### Directive
Reply only with how many lines contain the word "code".

### Task inputs
+---+

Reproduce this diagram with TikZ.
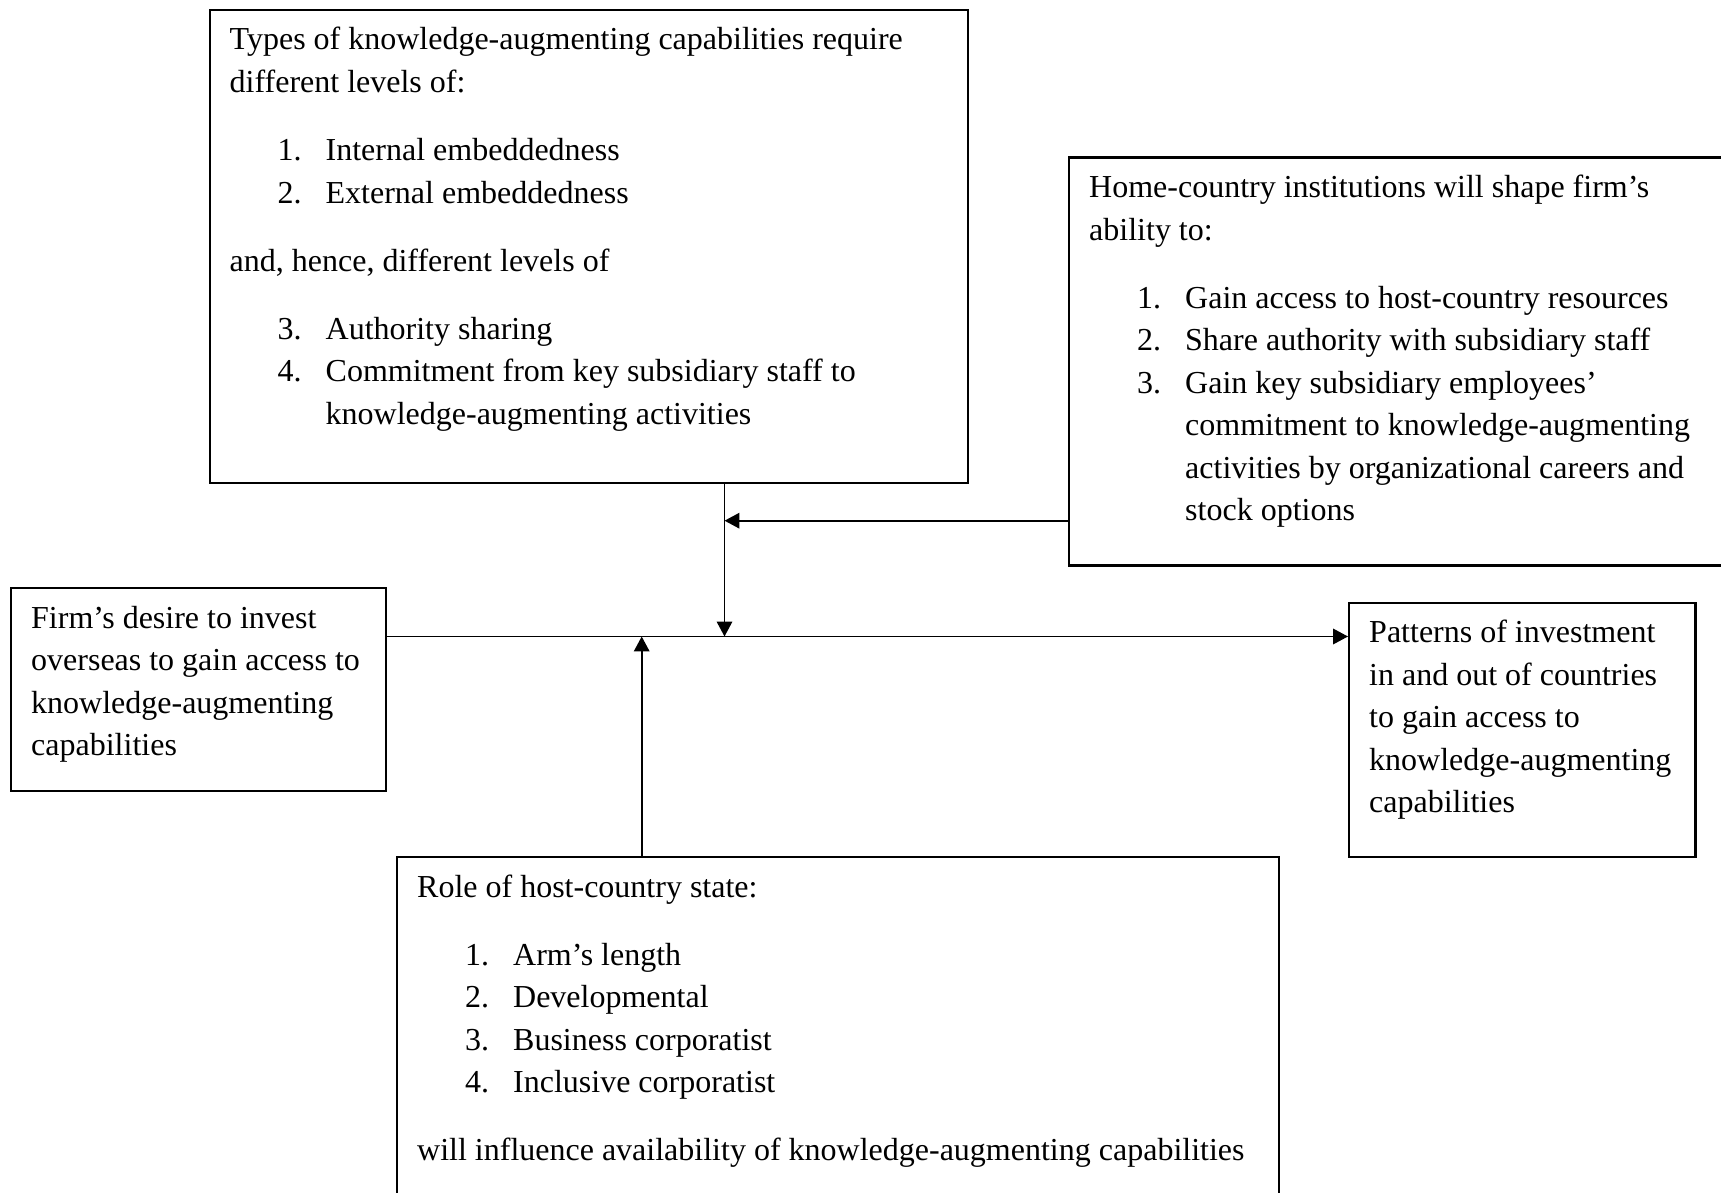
\documentclass[tikz,border=0pt]{standalone}
\usepackage{fontspec}
\setmainfont{Liberation Serif}
\usetikzlibrary{arrows.meta}

% text setting inside the boxes
\newcommand{\boxtext}{\fontsize{12pt}{15.94pt}\selectfont\raggedright
  \leftskip=7.5pt\hyphenpenalty=10000\exhyphenpenalty=10000}
\newcommand{\firstline}{\rule{0pt}{15pt}}
\newcommand{\listgap}{\vspace{9.6pt}}
\newcommand{\numitem}[2]{\par\hangindent=36pt\hangafter=1\noindent
  \hspace*{18pt}\makebox[18pt][l]{#1}#2\par}

\begin{document}
\begin{tikzpicture}[x=0.375pt, y=-0.375pt]
  % Define box and arrow style
  \tikzstyle{mybox} = [draw, line width=0.9pt, rectangle,
  anchor=north west, inner sep=0pt]
  \tikzstyle{myarrow} = [line width=0.7pt, -{Triangle[length=5.6pt, width=5.8pt]}]

  \useasboundingbox (0,0) rectangle (1721,1193);
  \clip (0,0) rectangle (1721,1193);

  \node [mybox] (types) at (208.5,8.8) {%
    \begin{minipage}[t][177.4pt][t]{284.4pt}\boxtext
      \firstline Types of knowledge-augmenting capabilities require\newline
      different levels of:\par\listgap
      \numitem{1.}{Internal embeddedness}
      \numitem{2.}{External embeddedness}
      \listgap
      and, hence, different levels of\par\listgap
      \numitem{3.}{Authority sharing}
      \numitem{4.}{Commitment from key subsidiary staff to\newline
        knowledge-augmenting activities}
    \end{minipage}
  };

  \node [mybox] (home) at (1068,156.5) {%
    \begin{minipage}[t][152.9pt][t]{248.3pt}\boxtext
      \firstline Home-country institutions will shape firm’s\newline
      ability to:\par\listgap
      \numitem{1.}{Gain access to host-country resources}
      \numitem{2.}{Share authority with subsidiary staff}
      \numitem{3.}{Gain key subsidiary employees’\newline
        commitment to knowledge-augmenting\newline
        activities by organizational careers and\newline
        stock options}
    \end{minipage}
  };

  \node [mybox] (firm) at (10,587) {%
    \begin{minipage}[t][76.1pt][t]{140.6pt}\boxtext
      \firstline Firm’s desire to invest\newline
      overseas to gain access to\newline
      knowledge-augmenting\newline
      capabilities
    \end{minipage}
  };

  \node [mybox] (patterns) at (1348,601.5) {%
    \begin{minipage}[t][95.4pt][t]{129.9pt}\boxtext
      \firstline Patterns of investment\newline
      in and out of countries\newline
      to gain access to\newline
      knowledge-augmenting\newline
      capabilities
    \end{minipage}
  };

  \node [mybox] (role) at (396,856) {%
    \begin{minipage}[t][129pt][t]{330.6pt}\boxtext
      \firstline Role of host-country state:\par\listgap
      \numitem{1.}{Arm’s length}
      \numitem{2.}{Developmental}
      \numitem{3.}{Business corporatist}
      \numitem{4.}{Inclusive corporatist}
      \listgap
      will influence availability of knowledge-augmenting capabilities
    \end{minipage}
  };

  % Connectors
  \coordinate (meet) at (724.5,636.5);
  \coordinate (homein) at (724.5,520.7);
  \coordinate (rolein) at (641.7,636.5);

  \draw [myarrow] (firm.east |- meet) -- (patterns.west |- meet);
  \draw [myarrow] (types.south -| meet) -- (meet);
  \draw [myarrow] (home.west |- homein) -- (homein);
  \draw [myarrow] (role.north -| rolein) -- (rolein);
\end{tikzpicture}
\end{document}
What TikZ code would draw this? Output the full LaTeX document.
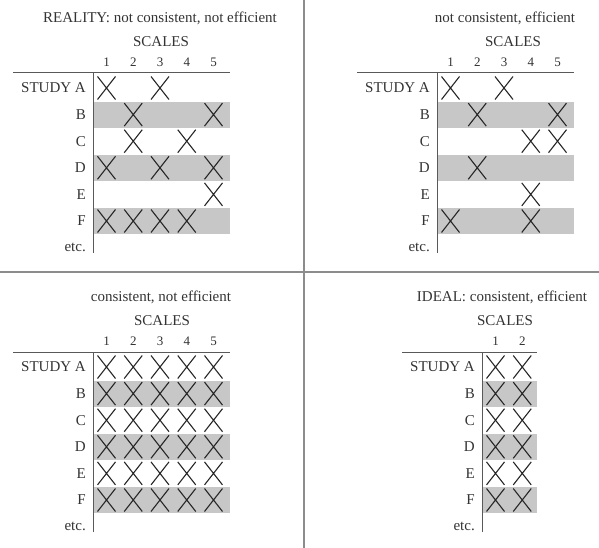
\documentclass[tikz,border=0pt]{standalone}
\usepackage{fontspec}
\setmainfont{Liberation Serif}
\tikzset{
  lbl/.style={font=\fontsize{15}{16}\selectfont, inner sep=0pt, text=black!80},
  numlbl/.style={font=\fontsize{13}{14}\selectfont, inner sep=0pt, text=black!80},
  rowlbl/.style={lbl, anchor=east},
  band/.style={fill=black!22, draw=none},
  tablerule/.style={draw=black!65, line width=1pt},
  xmark/.style={draw=black!85, line width=1.1pt},
  divider/.style={draw=black!45, line width=1.4pt},
}
\newcommand\mypanel[7]{% #1 prefix, #2 shift, #3 title, #4 title x, #5 scales x, #6 ncols, #7 marks r/c
\begin{scope}[shift={(#2)}, name prefix=#1-]
  \pgfmathsetmacro\rgt{93+27.4*#6}
  \foreach \r in {2,4,6}{
    \fill[band] (93,{88+26.6*(\r-1)-13}) rectangle (\rgt,{88+26.6*(\r-1)+13});
  }
  \node[lbl] (title) at (#4,18) {#3};
  \node[lbl] (scales) at (#5,42) {SCALES};
  \foreach \i in {1,...,#6}{
    \node[numlbl] (n\i) at ({106.5+26.75*(\i-1)},62) {\i};
  }
  \coordinate (hl) at (13,73);
  \coordinate (hr) at (\rgt,73);
  \coordinate (vt) at (93,73);
  \coordinate (vb) at (93,253);
  \draw[tablerule] (hl) -- (hr);
  \draw[tablerule] (vt) -- (vb);
  \foreach \lab [count=\r] in {STUDY A,B,C,D,E,F}{
    \node[rowlbl] (row\r) at (86,{88+26.6*(\r-1)}) {\lab};
  }
  \node[rowlbl] (etc) at (86,247) {etc.};
  \foreach \r/\c in {#7}{
    \draw[xmark] ({106.5+26.75*(\c-1)-9},{88+26.6*(\r-1)-11.5}) -- ++(18,23)
                 ({106.5+26.75*(\c-1)-9},{88+26.6*(\r-1)+11.5}) -- ++(18,-23);
  }
\end{scope}}
\begin{document}
\begin{tikzpicture}[x=1pt,y=-1pt]
\useasboundingbox (0,0) rectangle (599,548);
\coordinate (dvt) at (304,0);
\coordinate (dvb) at (304,548);
\coordinate (dhl) at (0,272);
\coordinate (dhr) at (599,272);
\draw[divider] (dvt) -- (dvb);
\draw[divider] (dhl) -- (dhr);
\mypanel{tl}{0,0}{REALITY: not consistent, not efficient}{160}{161}{5}%
  {1/1,1/3,2/2,2/5,3/2,3/4,4/1,4/3,4/5,5/5,6/1,6/2,6/3,6/4}
\mypanel{tr}{344,0}{not consistent, efficient}{161}{169}{5}%
  {1/1,1/3,2/2,2/5,3/4,3/5,4/2,5/4,6/1,6/4}
\mypanel{bl}{0,279}{consistent, not efficient}{161}{162}{5}%
  {1/1,1/2,1/3,1/4,1/5,2/1,2/2,2/3,2/4,2/5,3/1,3/2,3/3,3/4,3/5,4/1,4/2,4/3,4/4,4/5,5/1,5/2,5/3,5/4,5/5,6/1,6/2,6/3,6/4,6/5}
\mypanel{br}{389,279}{IDEAL: consistent, efficient}{113}{116}{2}%
  {1/1,1/2,2/1,2/2,3/1,3/2,4/1,4/2,5/1,5/2,6/1,6/2}
\end{tikzpicture}
\end{document}
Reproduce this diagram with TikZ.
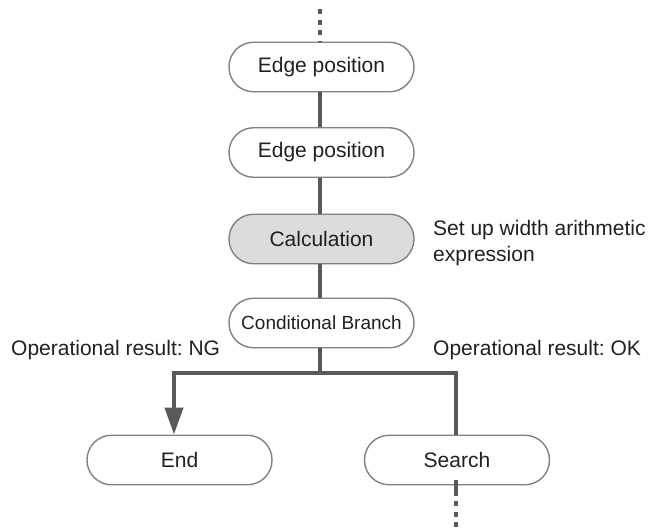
\documentclass[tikz,border=0pt]{standalone}
\usepackage{fontspec}
\setmainfont{Liberation Sans}
\frenchspacing
\usetikzlibrary{arrows.meta}
\definecolor{txt}{HTML}{231F20}
\definecolor{bord}{HTML}{808080}
\definecolor{conn}{HTML}{595959}
\definecolor{calcfill}{HTML}{DCDCDC}
\tikzset{
  flowbox/.style={draw=bord, line width=1.4pt, rounded corners=24.5pt, minimum width=185pt, minimum height=49.5pt, inner sep=0pt, text=txt, font=\fontsize{21}{25}\selectfont},
  conline/.style={draw=conn, line width=4pt},
  dotline/.style={draw=conn, line width=3.8pt, dash pattern=on 5pt off 5.5pt},
  lbl/.style={text=txt, font=\fontsize{21}{26}\selectfont, inner sep=0pt, anchor=base west, align=left}
}
\begin{document}
\begin{tikzpicture}[x=1pt,y=-1pt]
\useasboundingbox (0,0) rectangle (649,531);
\node[flowbox] (e1) at (321.5,67) {Edge position};
\node[flowbox] (e2) at (321.5,152.5) {Edge position};
\node[flowbox, fill=calcfill] (calc) at (321.5,239) {Calculation};
\node[flowbox, font=\fontsize{19}{23}\selectfont] (cond) at (321.5,323) {Conditional Branch};
\node[flowbox] (end) at (179.5,460) {End};
\node[flowbox] (search) at (457,460) {Search};

\coordinate (topdot) at (320,9);
\coordinate (botdot) at (456,531);
\coordinate (split) at (320,373);
\coordinate (lefc) at (174,373);
\coordinate (rigc) at (456,373);

\draw[dotline] (topdot) -- (topdot |- e1.north);
\draw[conline] (e1.south -| topdot) -- (e2.north -| topdot);
\draw[conline] (e2.south -| topdot) -- (calc.north -| topdot);
\draw[conline] (calc.south -| topdot) -- (cond.north -| topdot);
\draw[conline] (cond.south -| topdot) -- (split);
\draw[conline, -{Triangle[width=18pt,length=27pt]}] (split) -- (lefc) -- (lefc |- end.north);
\draw[conline] (split) -- (rigc) -- (rigc |- search.north);
\draw[conline] (search.south -| botdot) -- ++(0,10);
\draw[dotline] ([yshift=10pt]search.south -| botdot) ++(0,5) -- (botdot);

\node[lbl] (note) at (433,261.5) {Set up width arithmetic\\expression};
\node[lbl] (ng) at (11,355) {Operational result: NG};
\node[lbl] (ok) at (433,355) {Operational result: OK};
\end{tikzpicture}
\end{document}
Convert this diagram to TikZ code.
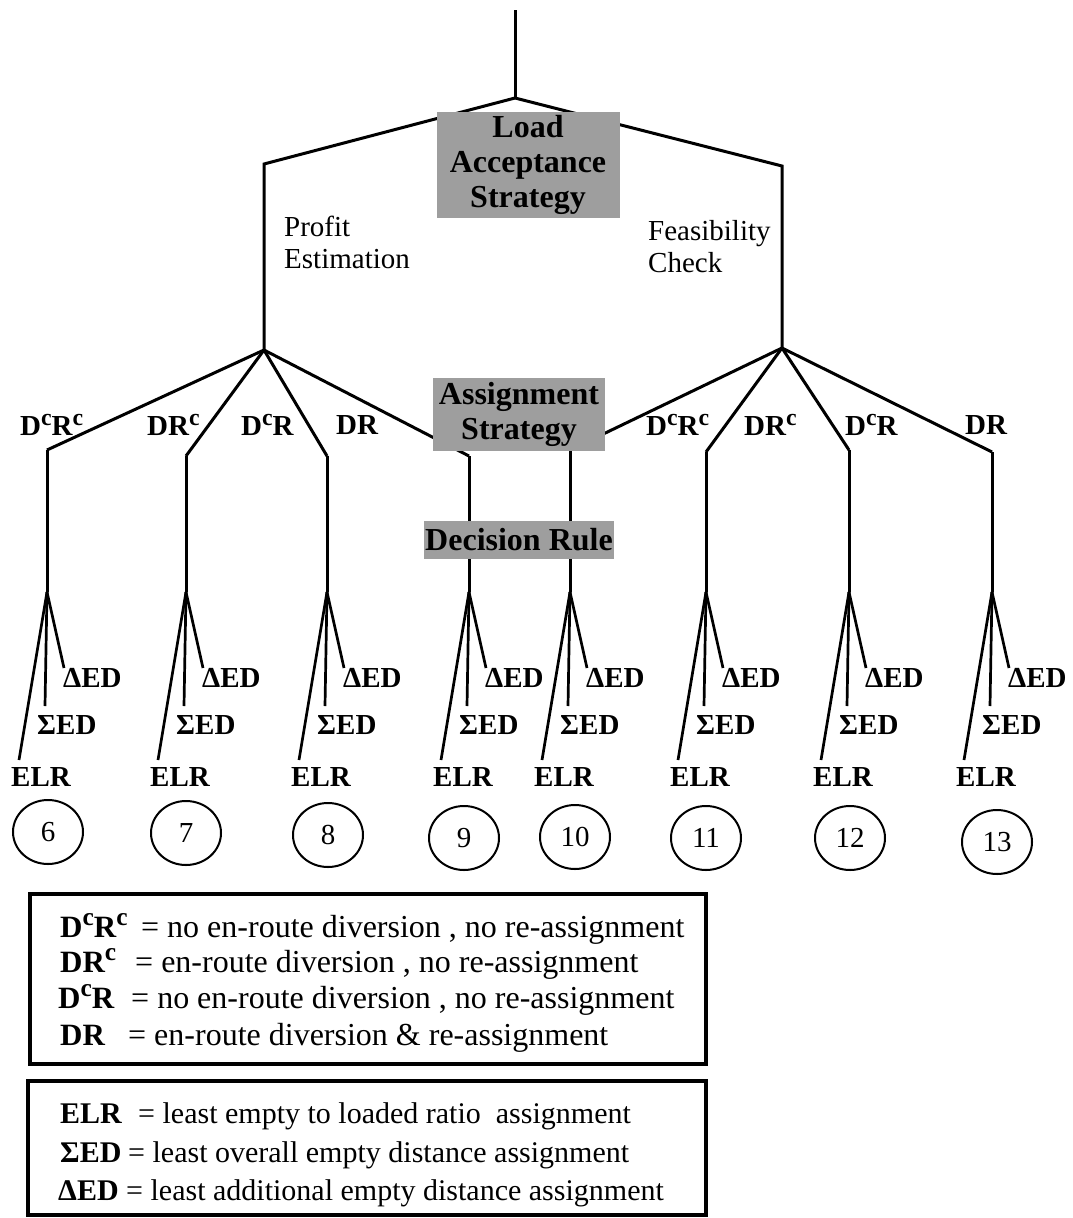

+---+

### Written solution
2